Oregon Wine Club – June 2011

2007 Soléna, Pinot Noir, Domaine Danielle Laurent
Although winemaker Laurent Montalieu grew up on the Caribbean island of Guadeloupe, his summer vacations and high school years were spent in Bordeaux among his grandfather’s vineyards. From there, he went on to study winemaking and vineyard management at the Institute of Oenology in Bordeaux. In the meantime, his future wife, Danielle Andrus, was spending her early years in her family’s small Napa winery. She later moved to Oregon to start the family’s second winery, Archery Summit. Somewhere along the way the two met and in 2000 they bought an 80-acre estate in the Yamhill-Carlton AVA as a wedding gift to each other. They named their estate vineyard Domaine Danielle Laurent and their winery, Soléna. Laurent and Danielle planted the vineyard to Burgundian Pinot Noir clones, from which they create this, their estate blend. This is the seventh vintage from the vineyard and it shows the increasing complexity and elegance that comes with vine age. Their approach to the difficult 2007 vintage, with its late-season rains, was to carefully manage crop yields and allow the remaining grapes to ripen fully, rather than panic and pick unripe fruit too early. As a result, they were able to produce an extremely elegant, vibrant, and age-worthy estate Pinot from the vintage. It has a wonderfully earthy nose and, though soft and light in body, a velvety richness that lingers forever on the palate. It is $47 and is sold out at the winery and, now that we bought the last eight bottles, at the distributor, too. Enjoy!

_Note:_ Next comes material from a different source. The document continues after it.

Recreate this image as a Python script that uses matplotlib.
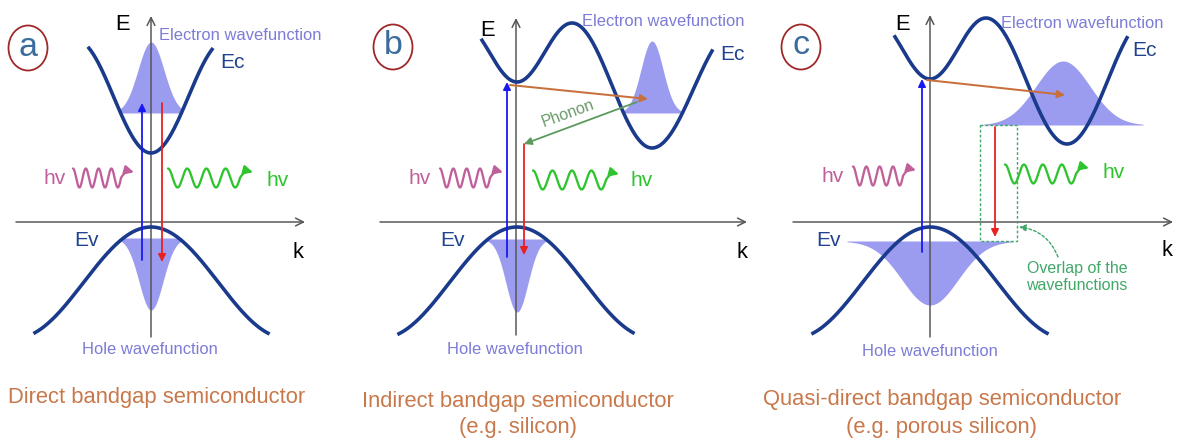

2008 J. Albin, Laurel Vineyard, Pinot Noir
Winemaker John Albin is director of viticulture and winemaking at one of Oregon’s largest wineries, King Estate, whose highly-regarded wines can be found throughout the country. But after his “day job” managing King’s 450-acre estate, he returns home and makes his own wines, under his J. Albin label, producing around 500 cases a year. Early in his career, he spent a decade as brewmeister at craft breweries in Seattle, but his dream was always to have his own winery. In 1981, when the Oregon wine industry was still in its infancy, his family purchased a beautiful site in what is now the Chehalem Mountains AVA and planted it with Pinot Noir. Their Laurel Vineyard was later joined by vineyards for such wineries as Willakenzie and Beaux Freres in a site which has come to be considered one of the best for grape growing in the Northwest. Now, after three decades, these are some of the oldest vines in Oregon, and the wines produced from the fruit displays the complexity and depth that only older vines can impart. The high altitude and ashy, volcanic Laurelwood and Loess soils in the vineyard produce Pinot Noirs with earthy, cedar aromas and spicy, complex flavors. John’s 2008 Laurel Pinot is elegant and bright, with a lovely, supple texture. Perfect for fish, poultry, or pasta. It is $28 and is in decent supply.